The brief was simple: the company needed one place where employees could ask questions and get answers grounded in actual company documentation, not AI hallucinations dressed up as company policy. Four tools made the shortlist. Here is what I found after two months of real testing.
The contenders
Guru, Tettra, Notion AI connected to their existing Notion workspace, and a self-hosted option running on their own infrastructure. I am not going to rank them one through four because the right answer genuinely depends on the organization. What I can do is tell you what each one actually does well and where I ran into walls.
Guru
The structured Q&A approach works well for a knowledge base that someone is actively maintaining. The verification system, where subject matter experts are assigned to keep specific cards up to date, is genuinely good for organizations that can operationalize it. The AI search feels reliable because it is grounded in the cards rather than doing open-ended retrieval across unstructured documents.
The wall I ran into: this company had most of their knowledge in unstructured documents, not structured Q&A. Guru works best when someone has done the work of structuring knowledge into cards. If your knowledge base is a collection of Confluence pages, Google Docs, and Notion pages with varying levels of quality, the effort required to get to good Guru results is significant.
Tettra
Similar positioning to Guru. Better fit for teams that want a curated, expert-maintained knowledge base rather than one that ingests everything. The Slack integration is genuinely useful, employees can ask questions in Slack and get answers without leaving their workflow.
Same fundamental limitation: requires upfront curation effort that some teams will sustain and others will not. When the curation slips, the quality slips, and the AI starts surfacing outdated answers with the same confidence it surfaces current ones.
Notion AI on existing Notion workspace
The path of least resistance for this company because they were already in Notion and had significant documentation there. Setup was fast, the AI was immediately useful for the content that was in Notion, and the integration felt natural.
The problem was the same problem I see with every workspace-embedded AI: the AI was as good as the content in the workspace, which was inconsistent. Well-maintained pages gave good answers. Pages that had not been touched in a year gave bad answers with no indication of their staleness. The AI had no way to signal confidence differences based on document freshness.

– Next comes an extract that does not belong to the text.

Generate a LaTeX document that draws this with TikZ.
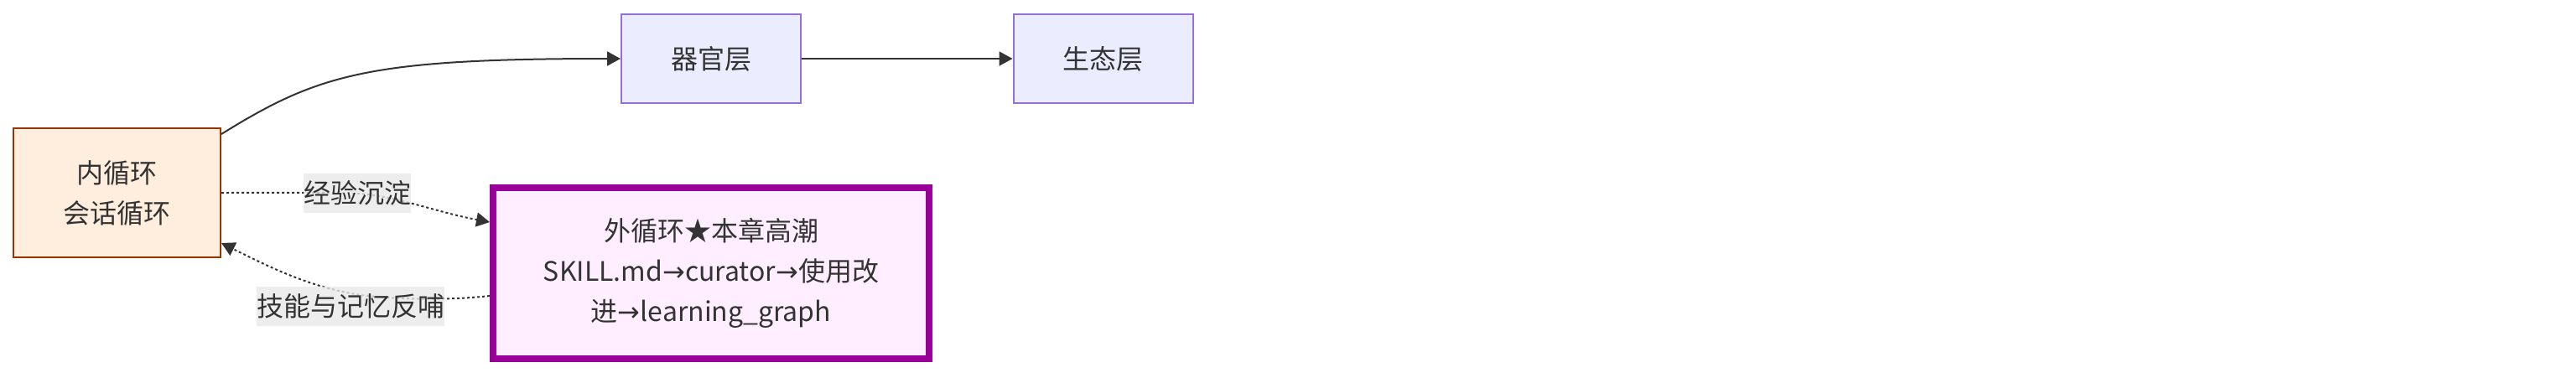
\documentclass[tikz,border=0pt]{standalone}
\usepackage{fontspec}
\newfontfamily\cjkfont{Noto Sans CJK SC}
\newfontfamily\arrfont{DejaVu Sans}
\usetikzlibrary{arrows.meta}
\definecolor{txtc}{HTML}{333333}
\definecolor{innerfill}{HTML}{FFEEDD}
\definecolor{innerline}{HTML}{993300}
\definecolor{layerfill}{HTML}{ECECFF}
\definecolor{layerline}{HTML}{9370DB}
\definecolor{outerfill}{HTML}{FFEEFF}
\definecolor{outerline}{HTML}{990099}
\definecolor{labfill}{HTML}{E8E8E8}
\newcommand{\myarrow}{{\arrfont →}}
\begin{document}
\begin{tikzpicture}[x=1pt,y=-1pt,
  box/.style={draw, rectangle, align=center, inner sep=0pt, text=txtc,
    font=\cjkfont\fontsize{32}{48}\selectfont},
  innerbox/.style={box, fill=innerfill, draw=innerline, line width=2pt,
    minimum width=247pt, minimum height=154pt},
  layerbox/.style={box, fill=layerfill, draw=layerline, line width=2pt,
    minimum width=214pt, minimum height=106pt},
  outerbox/.style={box, fill=outerfill, draw=outerline, line width=8pt,
    minimum width=520pt, minimum height=204pt},
  edgelab/.style={rectangle, inner sep=0pt, fill=labfill, fill opacity=0.8,
    text opacity=1, text=txtc, minimum height=47pt,
    font=\cjkfont\fontsize{32}{48}\selectfont},
  link/.style={draw=txtc, line width=2pt,
    -{Triangle[length=16pt,width=17pt]}},
  dotlink/.style={link, dash pattern=on 3pt off 3pt}
]
\useasboundingbox (0,0) rectangle (3072,450);

\node[innerbox] (inner) at (139.5,230) {内循环\\会话循环};
\node[layerbox] (organ) at (848,70) {器官层};
\node[layerbox] (eco) at (1315.5,70) {生态层};
\node[outerbox] (outer) at (848,326)
  {外循环★本章高潮\\SKILL.md\myarrow curator\myarrow 使用改\\进\myarrow learning\_graph};

\draw[link] ([yshift=-8pt]inner.north east)
  .. controls (380,88) and (440,70) .. (organ.west);
\draw[link] (organ.east) -- (eco.west);

\draw[dotlink] (inner.east) .. controls (330,230) and (380,229) .. (426,231)
  .. controls (470,233) and (520,253) .. ([yshift=61pt]outer.west);
\draw[dotlink] ([yshift=-27pt]outer.west) .. controls (540,358) and (480,358) .. (430,352)
  .. controls (370,343) and (320,318) .. ([yshift=18pt]inner.south east);

\node[edgelab] (l1) at (426,230) {经验沉淀};
\node[edgelab] (l2) at (418,365) {技能与记忆反哺};
\end{tikzpicture}
\end{document}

The other issue was that Notion's permission model, while present, did not enforce cleanly at the AI retrieval layer. Queries from general employees were occasionally surfacing content from pages that had been shared broadly at some point but were not intended for general consumption.
The self-hosted option
This one required more setup than the others, around three days of configuration work from their internal engineer. The payoff was meaningful: full control over what got indexed, retrieval-layer access control that matched their existing permission structure, and inference running entirely on their own infrastructure.
For a company that handles customer data and has enterprise clients with security requirements, the self-hosted option was the only one that could answer "where does our data go when an employee uses the AI assistant" with a clean, simple answer. It stays here.
The tool they evaluated was PrivOS (https://privos.ai/), which packages the knowledge base, chat, and AI layer as a unified self-hosted deployment. The room-based access control model mapped reasonably well to how this company was already thinking about data access by department.
My actual recommendation
For this specific company, the self-hosted option was the right answer. The security requirements were real, the internal engineering capacity existed, and the control over data handling was worth the setup overhead.
For a different company, say one without meaningful security requirements, without an internal engineer who can handle the setup, and with content already well-organized in Notion, Notion AI would be the faster and more practical choice.
The evaluation question that matters most is: what is your actual requirement around where your data goes during AI processing? If the answer is "it needs to stay on our infrastructure," that narrows the field significantly and quickly. If the answer is "we just need good answers and we are not concerned about data residency," you have more options and can optimize for ease of setup and quality of results.